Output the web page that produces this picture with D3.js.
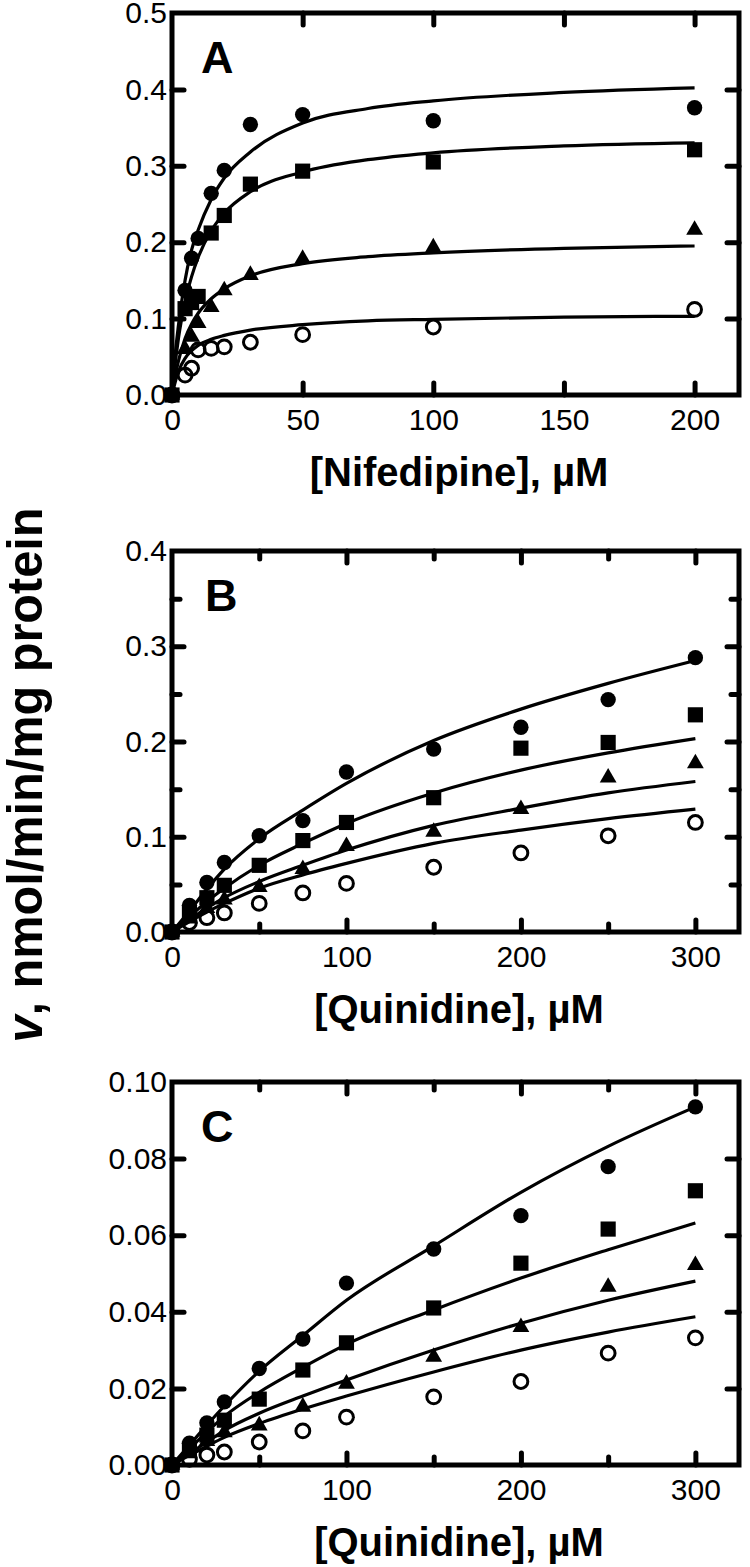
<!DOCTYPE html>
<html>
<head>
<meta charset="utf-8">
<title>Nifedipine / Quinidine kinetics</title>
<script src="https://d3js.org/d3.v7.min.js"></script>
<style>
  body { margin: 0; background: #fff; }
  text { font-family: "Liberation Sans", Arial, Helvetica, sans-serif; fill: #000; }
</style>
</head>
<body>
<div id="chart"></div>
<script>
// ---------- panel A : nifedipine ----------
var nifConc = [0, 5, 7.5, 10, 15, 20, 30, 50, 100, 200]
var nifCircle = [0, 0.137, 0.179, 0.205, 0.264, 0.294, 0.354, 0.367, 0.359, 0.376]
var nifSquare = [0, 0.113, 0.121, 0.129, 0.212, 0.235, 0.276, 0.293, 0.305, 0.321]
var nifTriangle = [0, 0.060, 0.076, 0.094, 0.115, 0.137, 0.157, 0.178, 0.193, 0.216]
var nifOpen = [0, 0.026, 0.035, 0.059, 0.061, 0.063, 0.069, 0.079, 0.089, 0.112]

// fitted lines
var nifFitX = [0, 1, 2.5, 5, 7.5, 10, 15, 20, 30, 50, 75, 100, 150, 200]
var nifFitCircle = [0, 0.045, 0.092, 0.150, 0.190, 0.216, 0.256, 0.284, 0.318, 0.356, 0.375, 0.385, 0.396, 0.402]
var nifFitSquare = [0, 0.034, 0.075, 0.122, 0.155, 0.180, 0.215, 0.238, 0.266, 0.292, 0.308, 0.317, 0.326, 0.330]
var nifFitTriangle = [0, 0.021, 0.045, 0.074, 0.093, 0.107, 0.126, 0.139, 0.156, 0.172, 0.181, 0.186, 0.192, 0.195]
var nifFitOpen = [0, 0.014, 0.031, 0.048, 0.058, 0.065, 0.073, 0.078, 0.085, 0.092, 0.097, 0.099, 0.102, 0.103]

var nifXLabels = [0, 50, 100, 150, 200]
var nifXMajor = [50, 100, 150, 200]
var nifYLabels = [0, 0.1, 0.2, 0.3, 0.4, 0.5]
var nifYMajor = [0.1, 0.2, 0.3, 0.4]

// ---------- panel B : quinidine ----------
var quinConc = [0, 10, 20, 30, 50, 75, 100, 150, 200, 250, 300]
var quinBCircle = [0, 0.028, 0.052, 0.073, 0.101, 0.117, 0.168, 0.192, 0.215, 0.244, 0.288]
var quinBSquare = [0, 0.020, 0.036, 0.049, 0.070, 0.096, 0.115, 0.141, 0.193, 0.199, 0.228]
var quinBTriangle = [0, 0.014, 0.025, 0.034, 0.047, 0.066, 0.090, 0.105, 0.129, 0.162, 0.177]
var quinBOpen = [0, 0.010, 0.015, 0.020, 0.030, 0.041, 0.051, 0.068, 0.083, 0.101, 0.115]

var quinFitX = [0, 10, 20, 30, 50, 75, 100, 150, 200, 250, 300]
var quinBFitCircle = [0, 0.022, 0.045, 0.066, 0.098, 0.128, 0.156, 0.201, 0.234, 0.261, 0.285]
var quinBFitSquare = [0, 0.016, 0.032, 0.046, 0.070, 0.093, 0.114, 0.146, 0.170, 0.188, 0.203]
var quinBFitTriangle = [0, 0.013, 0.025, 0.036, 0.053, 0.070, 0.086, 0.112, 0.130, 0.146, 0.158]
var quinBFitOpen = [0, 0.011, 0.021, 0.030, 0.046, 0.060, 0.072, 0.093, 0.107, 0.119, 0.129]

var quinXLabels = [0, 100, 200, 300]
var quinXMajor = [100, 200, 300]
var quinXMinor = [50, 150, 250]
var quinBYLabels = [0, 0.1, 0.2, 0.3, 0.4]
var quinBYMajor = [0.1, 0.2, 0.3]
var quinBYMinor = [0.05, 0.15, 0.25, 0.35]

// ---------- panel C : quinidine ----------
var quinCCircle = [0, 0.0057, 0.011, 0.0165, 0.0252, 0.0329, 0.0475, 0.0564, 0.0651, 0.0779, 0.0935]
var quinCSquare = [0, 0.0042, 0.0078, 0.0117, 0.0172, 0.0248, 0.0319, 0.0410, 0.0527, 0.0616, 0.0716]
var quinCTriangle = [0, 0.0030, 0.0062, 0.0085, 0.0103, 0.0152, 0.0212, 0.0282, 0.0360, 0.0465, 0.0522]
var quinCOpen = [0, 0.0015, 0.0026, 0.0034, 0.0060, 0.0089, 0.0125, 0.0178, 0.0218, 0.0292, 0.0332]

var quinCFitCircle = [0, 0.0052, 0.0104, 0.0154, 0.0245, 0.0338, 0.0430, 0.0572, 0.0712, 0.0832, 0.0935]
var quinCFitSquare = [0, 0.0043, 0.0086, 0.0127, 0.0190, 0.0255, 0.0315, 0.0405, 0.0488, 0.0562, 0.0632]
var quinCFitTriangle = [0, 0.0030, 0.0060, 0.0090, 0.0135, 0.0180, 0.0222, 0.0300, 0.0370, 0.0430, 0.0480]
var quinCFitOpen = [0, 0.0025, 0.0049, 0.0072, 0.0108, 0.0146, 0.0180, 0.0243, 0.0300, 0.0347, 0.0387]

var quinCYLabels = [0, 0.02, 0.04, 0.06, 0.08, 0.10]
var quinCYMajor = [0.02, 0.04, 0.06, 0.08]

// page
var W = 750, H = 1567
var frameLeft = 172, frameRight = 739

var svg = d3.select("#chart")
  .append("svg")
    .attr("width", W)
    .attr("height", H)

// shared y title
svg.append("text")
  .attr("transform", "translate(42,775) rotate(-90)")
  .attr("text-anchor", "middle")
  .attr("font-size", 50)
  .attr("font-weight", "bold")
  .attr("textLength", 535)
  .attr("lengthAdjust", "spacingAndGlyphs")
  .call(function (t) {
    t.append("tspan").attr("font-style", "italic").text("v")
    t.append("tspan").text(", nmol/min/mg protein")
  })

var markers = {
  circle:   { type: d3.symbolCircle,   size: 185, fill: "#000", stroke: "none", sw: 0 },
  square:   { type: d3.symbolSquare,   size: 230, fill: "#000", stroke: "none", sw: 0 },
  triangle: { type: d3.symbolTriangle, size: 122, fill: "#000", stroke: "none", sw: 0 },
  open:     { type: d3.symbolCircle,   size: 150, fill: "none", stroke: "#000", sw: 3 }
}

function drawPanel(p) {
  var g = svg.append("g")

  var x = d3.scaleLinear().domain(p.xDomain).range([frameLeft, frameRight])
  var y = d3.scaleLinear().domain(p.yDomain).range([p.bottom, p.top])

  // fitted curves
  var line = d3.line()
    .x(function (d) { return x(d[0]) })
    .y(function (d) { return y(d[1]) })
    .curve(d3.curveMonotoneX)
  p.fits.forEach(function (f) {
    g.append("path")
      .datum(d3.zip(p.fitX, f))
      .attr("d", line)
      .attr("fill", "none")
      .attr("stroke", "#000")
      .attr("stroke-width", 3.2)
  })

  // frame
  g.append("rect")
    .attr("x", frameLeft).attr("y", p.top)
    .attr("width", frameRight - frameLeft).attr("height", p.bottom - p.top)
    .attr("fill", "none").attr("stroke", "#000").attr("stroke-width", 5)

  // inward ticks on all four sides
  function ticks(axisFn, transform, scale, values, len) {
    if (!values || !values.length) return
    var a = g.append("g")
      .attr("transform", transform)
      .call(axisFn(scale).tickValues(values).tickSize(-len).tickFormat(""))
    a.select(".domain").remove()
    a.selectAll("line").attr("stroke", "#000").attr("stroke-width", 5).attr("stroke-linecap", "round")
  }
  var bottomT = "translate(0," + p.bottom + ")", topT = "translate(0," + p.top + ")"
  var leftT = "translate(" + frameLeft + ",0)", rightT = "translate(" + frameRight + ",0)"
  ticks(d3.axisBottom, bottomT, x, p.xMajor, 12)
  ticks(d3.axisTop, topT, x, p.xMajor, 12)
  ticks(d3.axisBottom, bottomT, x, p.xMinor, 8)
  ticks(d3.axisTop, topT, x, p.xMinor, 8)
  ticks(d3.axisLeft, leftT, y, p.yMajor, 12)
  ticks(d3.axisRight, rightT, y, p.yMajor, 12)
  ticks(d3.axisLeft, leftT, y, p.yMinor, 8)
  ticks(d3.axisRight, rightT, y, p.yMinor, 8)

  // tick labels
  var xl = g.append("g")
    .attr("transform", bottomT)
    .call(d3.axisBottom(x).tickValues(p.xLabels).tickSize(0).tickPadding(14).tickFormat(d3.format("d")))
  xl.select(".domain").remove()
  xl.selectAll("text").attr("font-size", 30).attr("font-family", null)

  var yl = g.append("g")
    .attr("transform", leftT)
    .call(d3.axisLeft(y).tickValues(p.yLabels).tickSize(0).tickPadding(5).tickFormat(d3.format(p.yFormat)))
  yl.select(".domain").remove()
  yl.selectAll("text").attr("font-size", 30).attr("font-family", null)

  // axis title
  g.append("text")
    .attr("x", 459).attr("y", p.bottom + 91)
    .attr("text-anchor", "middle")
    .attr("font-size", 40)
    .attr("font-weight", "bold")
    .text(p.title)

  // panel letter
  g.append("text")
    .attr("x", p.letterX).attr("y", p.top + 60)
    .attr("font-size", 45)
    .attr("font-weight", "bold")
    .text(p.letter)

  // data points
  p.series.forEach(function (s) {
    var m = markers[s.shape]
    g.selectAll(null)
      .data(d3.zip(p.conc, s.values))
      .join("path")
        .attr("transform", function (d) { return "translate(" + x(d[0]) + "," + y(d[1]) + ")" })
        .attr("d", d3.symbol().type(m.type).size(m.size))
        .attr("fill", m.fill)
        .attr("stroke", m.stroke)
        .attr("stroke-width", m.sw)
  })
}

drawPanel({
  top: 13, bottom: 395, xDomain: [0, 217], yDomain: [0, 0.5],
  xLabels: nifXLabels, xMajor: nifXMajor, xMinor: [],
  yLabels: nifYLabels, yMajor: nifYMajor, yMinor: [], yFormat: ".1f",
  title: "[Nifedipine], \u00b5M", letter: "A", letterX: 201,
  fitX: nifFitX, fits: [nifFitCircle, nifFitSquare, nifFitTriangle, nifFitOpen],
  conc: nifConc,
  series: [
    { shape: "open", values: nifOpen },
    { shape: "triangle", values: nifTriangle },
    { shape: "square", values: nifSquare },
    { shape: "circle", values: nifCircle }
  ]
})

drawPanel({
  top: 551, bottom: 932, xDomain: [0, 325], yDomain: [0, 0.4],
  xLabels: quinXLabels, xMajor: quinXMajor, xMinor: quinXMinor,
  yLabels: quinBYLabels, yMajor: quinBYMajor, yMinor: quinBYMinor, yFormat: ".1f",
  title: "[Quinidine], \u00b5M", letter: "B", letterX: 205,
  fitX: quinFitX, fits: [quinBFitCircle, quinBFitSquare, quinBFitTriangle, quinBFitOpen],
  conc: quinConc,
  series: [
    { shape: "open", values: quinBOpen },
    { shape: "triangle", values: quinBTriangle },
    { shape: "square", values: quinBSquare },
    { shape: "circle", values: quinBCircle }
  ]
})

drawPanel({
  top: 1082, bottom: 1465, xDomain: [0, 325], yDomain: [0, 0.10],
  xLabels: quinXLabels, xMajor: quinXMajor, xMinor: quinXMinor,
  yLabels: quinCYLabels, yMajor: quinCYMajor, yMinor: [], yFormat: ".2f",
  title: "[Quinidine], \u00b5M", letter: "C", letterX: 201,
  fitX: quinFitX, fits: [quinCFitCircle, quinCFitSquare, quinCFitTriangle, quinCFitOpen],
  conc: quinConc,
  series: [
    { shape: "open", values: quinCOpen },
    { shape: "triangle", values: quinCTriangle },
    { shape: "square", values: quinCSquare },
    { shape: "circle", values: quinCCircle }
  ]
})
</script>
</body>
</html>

◆ **TASK DETAILS**:
Starting at the first line of the material, output exactly the lines up to and including the one with "0.083, 0.101, 0.115]". Do not include the pictures.

◆ **RIGHT ANSWER**:
Output the web page that produces this picture with D3.js.
<!DOCTYPE html>
<html>
<head>
<meta charset="utf-8">
<title>Nifedipine / Quinidine kinetics</title>
<script src="https://d3js.org/d3.v7.min.js"></script>
<style>
  body { margin: 0; background: #fff; }
  text { font-family: "Liberation Sans", Arial, Helvetica, sans-serif; fill: #000; }
</style>
</head>
<body>
<div id="chart"></div>
<script>
// ---------- panel A : nifedipine ----------
var nifConc = [0, 5, 7.5, 10, 15, 20, 30, 50, 100, 200]
var nifCircle = [0, 0.137, 0.179, 0.205, 0.264, 0.294, 0.354, 0.367, 0.359, 0.376]
var nifSquare = [0, 0.113, 0.121, 0.129, 0.212, 0.235, 0.276, 0.293, 0.305, 0.321]
var nifTriangle = [0, 0.060, 0.076, 0.094, 0.115, 0.137, 0.157, 0.178, 0.193, 0.216]
var nifOpen = [0, 0.026, 0.035, 0.059, 0.061, 0.063, 0.069, 0.079, 0.089, 0.112]

// fitted lines
var nifFitX = [0, 1, 2.5, 5, 7.5, 10, 15, 20, 30, 50, 75, 100, 150, 200]
var nifFitCircle = [0, 0.045, 0.092, 0.150, 0.190, 0.216, 0.256, 0.284, 0.318, 0.356, 0.375, 0.385, 0.396, 0.402]
var nifFitSquare = [0, 0.034, 0.075, 0.122, 0.155, 0.180, 0.215, 0.238, 0.266, 0.292, 0.308, 0.317, 0.326, 0.330]
var nifFitTriangle = [0, 0.021, 0.045, 0.074, 0.093, 0.107, 0.126, 0.139, 0.156, 0.172, 0.181, 0.186, 0.192, 0.195]
var nifFitOpen = [0, 0.014, 0.031, 0.048, 0.058, 0.065, 0.073, 0.078, 0.085, 0.092, 0.097, 0.099, 0.102, 0.103]

var nifXLabels = [0, 50, 100, 150, 200]
var nifXMajor = [50, 100, 150, 200]
var nifYLabels = [0, 0.1, 0.2, 0.3, 0.4, 0.5]
var nifYMajor = [0.1, 0.2, 0.3, 0.4]

// ---------- panel B : quinidine ----------
var quinConc = [0, 10, 20, 30, 50, 75, 100, 150, 200, 250, 300]
var quinBCircle = [0, 0.028, 0.052, 0.073, 0.101, 0.117, 0.168, 0.192, 0.215, 0.244, 0.288]
var quinBSquare = [0, 0.020, 0.036, 0.049, 0.070, 0.096, 0.115, 0.141, 0.193, 0.199, 0.228]
var quinBTriangle = [0, 0.014, 0.025, 0.034, 0.047, 0.066, 0.090, 0.105, 0.129, 0.162, 0.177]
var quinBOpen = [0, 0.010, 0.015, 0.020, 0.030, 0.041, 0.051, 0.068, 0.083, 0.101, 0.115]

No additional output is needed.